*Task objective*: Give the number of lines in the entries that contain "this". State only the count.

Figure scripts
◆ ◆ ◆
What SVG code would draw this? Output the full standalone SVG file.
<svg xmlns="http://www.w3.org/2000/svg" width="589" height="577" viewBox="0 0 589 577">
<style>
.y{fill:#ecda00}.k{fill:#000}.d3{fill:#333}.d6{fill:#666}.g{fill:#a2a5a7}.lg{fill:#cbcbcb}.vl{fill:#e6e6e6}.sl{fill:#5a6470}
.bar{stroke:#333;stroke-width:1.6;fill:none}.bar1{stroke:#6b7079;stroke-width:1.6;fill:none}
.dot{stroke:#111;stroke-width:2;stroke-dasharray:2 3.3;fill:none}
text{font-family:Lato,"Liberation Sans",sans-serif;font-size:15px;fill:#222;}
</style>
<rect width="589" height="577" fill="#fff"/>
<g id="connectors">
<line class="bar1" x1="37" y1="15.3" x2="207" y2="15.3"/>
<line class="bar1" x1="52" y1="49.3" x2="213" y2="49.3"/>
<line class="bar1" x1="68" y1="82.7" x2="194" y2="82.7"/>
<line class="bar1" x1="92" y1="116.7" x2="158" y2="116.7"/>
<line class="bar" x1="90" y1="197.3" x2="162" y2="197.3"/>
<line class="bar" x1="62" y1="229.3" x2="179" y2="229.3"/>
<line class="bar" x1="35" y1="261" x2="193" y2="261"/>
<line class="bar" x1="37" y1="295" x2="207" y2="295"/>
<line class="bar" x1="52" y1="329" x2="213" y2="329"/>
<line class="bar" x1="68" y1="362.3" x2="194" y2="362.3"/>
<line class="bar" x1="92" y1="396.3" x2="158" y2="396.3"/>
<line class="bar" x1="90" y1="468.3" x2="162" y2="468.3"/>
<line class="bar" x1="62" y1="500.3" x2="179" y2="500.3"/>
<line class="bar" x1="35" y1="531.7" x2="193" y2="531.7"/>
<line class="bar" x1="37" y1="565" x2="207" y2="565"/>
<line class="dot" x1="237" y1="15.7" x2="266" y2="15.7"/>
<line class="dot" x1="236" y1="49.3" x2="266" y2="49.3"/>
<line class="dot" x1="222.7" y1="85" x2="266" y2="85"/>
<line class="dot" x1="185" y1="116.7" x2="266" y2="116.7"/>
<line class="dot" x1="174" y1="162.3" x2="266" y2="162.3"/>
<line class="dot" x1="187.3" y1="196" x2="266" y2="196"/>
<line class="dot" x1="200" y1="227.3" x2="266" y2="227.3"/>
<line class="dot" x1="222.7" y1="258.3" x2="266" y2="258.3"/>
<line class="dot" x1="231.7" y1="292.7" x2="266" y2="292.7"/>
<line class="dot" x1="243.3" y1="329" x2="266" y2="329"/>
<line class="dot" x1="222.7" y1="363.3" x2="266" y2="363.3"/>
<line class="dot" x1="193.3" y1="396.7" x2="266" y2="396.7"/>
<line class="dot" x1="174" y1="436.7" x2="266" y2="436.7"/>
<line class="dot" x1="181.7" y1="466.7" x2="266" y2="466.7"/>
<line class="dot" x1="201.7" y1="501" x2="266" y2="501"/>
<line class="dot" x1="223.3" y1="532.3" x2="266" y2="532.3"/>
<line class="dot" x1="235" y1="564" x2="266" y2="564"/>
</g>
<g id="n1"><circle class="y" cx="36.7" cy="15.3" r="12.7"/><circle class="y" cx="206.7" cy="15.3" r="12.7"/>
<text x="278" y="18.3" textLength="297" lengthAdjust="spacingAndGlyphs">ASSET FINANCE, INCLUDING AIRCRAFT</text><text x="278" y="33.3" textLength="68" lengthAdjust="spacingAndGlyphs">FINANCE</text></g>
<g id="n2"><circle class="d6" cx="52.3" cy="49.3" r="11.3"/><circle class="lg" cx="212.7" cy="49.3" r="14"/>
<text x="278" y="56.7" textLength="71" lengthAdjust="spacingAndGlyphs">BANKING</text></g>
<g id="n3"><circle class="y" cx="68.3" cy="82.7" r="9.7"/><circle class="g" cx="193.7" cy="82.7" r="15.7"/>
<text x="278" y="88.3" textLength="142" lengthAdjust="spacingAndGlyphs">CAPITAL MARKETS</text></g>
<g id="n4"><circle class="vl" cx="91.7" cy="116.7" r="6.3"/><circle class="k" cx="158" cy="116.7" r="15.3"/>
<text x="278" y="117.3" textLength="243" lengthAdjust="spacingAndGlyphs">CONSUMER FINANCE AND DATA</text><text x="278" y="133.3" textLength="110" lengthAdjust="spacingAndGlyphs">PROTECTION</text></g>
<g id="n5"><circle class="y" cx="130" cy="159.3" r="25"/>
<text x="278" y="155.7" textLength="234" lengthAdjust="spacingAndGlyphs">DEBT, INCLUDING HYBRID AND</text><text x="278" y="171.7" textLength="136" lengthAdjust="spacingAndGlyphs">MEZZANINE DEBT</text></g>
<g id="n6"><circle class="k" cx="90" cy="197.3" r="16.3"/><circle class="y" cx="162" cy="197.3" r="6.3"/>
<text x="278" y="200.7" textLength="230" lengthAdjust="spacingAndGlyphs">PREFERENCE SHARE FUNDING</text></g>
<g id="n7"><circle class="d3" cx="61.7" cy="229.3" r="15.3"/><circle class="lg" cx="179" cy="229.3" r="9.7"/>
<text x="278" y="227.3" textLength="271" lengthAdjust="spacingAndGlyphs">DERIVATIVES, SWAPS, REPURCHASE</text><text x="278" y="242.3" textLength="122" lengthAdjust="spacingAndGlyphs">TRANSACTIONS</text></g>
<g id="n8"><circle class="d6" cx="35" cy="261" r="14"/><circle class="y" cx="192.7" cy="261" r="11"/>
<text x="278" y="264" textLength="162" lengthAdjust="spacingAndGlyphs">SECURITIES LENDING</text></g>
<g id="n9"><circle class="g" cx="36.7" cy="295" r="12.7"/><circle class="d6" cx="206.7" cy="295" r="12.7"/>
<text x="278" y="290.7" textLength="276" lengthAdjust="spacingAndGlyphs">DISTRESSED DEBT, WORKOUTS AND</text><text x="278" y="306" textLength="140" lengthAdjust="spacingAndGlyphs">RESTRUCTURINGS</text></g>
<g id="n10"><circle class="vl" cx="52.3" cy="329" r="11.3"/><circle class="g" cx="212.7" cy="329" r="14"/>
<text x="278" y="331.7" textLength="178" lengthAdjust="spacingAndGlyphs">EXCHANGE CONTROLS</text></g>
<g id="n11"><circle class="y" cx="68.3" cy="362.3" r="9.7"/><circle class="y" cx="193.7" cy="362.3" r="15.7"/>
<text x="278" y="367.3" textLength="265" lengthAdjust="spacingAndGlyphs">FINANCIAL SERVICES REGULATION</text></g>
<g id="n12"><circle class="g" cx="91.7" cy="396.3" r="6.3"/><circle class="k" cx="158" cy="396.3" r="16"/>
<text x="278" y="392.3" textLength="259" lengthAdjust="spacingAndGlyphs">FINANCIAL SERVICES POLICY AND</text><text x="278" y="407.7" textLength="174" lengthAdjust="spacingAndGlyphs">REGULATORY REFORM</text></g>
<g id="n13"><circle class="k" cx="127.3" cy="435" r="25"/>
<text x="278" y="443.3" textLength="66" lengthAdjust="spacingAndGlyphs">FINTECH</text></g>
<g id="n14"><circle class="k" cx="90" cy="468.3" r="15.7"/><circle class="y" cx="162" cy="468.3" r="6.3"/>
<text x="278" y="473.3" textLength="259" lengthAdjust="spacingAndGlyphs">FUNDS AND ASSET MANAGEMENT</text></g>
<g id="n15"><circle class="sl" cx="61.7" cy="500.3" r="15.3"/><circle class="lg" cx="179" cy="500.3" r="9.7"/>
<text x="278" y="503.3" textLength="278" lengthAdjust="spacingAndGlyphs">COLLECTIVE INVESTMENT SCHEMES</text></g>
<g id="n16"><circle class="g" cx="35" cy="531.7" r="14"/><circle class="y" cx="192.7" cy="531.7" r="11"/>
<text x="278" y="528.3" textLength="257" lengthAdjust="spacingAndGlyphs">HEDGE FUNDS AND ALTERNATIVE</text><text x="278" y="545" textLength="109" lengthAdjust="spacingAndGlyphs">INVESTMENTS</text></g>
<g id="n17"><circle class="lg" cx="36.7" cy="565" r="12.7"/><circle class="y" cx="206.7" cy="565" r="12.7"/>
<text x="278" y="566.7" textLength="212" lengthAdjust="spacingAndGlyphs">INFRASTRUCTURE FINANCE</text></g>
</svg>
◆ ◆ ◆
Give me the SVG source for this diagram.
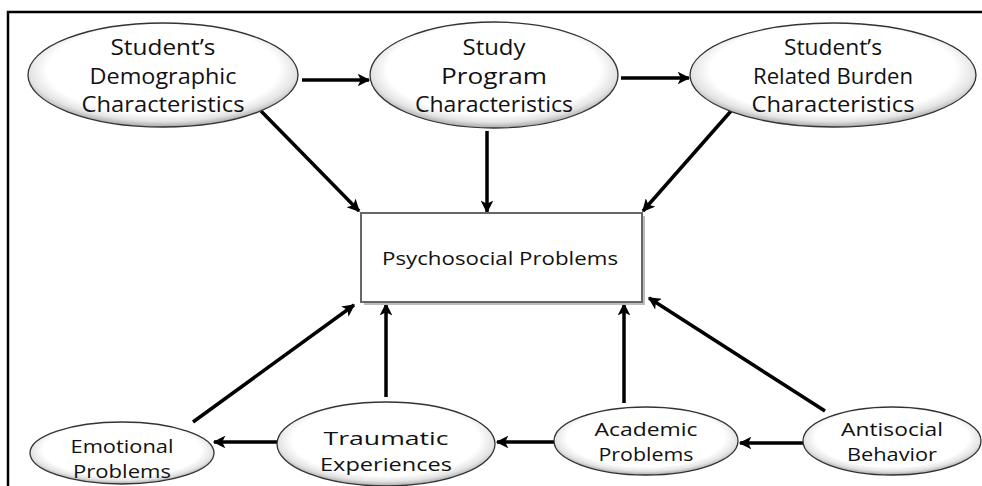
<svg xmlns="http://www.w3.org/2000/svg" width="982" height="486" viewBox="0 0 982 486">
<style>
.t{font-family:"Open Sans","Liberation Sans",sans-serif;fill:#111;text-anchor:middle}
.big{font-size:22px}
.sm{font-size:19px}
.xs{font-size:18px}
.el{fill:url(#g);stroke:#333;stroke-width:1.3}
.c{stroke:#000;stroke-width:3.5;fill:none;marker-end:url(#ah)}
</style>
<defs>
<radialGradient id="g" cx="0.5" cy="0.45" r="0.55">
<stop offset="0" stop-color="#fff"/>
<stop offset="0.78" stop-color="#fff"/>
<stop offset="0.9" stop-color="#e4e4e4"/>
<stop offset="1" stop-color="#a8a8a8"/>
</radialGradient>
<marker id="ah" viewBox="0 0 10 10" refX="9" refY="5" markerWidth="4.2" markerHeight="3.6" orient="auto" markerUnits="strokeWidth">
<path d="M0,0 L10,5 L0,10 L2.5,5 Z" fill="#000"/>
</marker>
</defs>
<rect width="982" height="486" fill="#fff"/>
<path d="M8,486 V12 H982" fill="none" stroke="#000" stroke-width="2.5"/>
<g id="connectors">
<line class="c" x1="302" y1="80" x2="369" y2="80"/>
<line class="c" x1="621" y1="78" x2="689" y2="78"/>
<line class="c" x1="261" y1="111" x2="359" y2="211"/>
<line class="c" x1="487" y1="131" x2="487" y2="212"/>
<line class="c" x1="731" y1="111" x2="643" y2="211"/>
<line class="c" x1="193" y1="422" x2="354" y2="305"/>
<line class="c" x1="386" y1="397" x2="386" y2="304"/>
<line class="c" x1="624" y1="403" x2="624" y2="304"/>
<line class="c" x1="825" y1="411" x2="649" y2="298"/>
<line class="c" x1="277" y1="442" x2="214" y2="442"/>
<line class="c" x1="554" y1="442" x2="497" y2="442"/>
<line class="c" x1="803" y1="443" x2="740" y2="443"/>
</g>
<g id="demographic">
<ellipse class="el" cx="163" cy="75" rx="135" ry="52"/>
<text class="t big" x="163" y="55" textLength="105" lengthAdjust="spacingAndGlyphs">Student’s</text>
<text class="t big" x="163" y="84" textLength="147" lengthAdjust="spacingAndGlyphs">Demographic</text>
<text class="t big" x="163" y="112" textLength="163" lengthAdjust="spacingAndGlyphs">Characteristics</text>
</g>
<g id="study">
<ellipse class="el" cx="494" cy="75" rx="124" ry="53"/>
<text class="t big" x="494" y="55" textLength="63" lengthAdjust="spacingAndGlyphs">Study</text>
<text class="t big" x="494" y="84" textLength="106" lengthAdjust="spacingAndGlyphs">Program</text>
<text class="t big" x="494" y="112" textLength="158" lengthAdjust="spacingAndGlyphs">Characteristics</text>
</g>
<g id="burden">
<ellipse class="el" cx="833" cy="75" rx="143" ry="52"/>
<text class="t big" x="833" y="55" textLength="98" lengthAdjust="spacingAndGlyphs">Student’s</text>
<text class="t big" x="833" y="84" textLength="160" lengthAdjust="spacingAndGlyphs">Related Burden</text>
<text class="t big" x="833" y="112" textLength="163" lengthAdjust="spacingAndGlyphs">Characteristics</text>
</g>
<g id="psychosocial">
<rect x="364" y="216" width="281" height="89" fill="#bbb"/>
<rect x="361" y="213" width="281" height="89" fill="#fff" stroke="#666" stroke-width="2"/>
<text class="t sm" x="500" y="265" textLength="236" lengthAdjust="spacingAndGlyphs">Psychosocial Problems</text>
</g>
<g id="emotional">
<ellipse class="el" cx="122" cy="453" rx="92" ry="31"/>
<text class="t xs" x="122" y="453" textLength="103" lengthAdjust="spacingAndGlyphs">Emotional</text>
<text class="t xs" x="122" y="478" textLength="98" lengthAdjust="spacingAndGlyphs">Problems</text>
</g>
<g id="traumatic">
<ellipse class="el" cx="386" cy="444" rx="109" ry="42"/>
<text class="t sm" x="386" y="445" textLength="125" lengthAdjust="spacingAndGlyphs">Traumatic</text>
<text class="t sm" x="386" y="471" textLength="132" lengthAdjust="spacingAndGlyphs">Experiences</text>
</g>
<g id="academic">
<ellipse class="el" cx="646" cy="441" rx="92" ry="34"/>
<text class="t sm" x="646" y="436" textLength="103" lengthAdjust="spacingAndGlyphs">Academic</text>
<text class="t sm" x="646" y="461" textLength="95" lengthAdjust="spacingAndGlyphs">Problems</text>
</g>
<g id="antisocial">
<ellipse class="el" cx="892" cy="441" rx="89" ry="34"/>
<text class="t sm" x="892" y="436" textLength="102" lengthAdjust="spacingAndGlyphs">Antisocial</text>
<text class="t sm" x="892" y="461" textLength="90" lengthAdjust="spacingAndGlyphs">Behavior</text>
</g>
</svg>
◆ ◆ ◆
*Expected output*: 2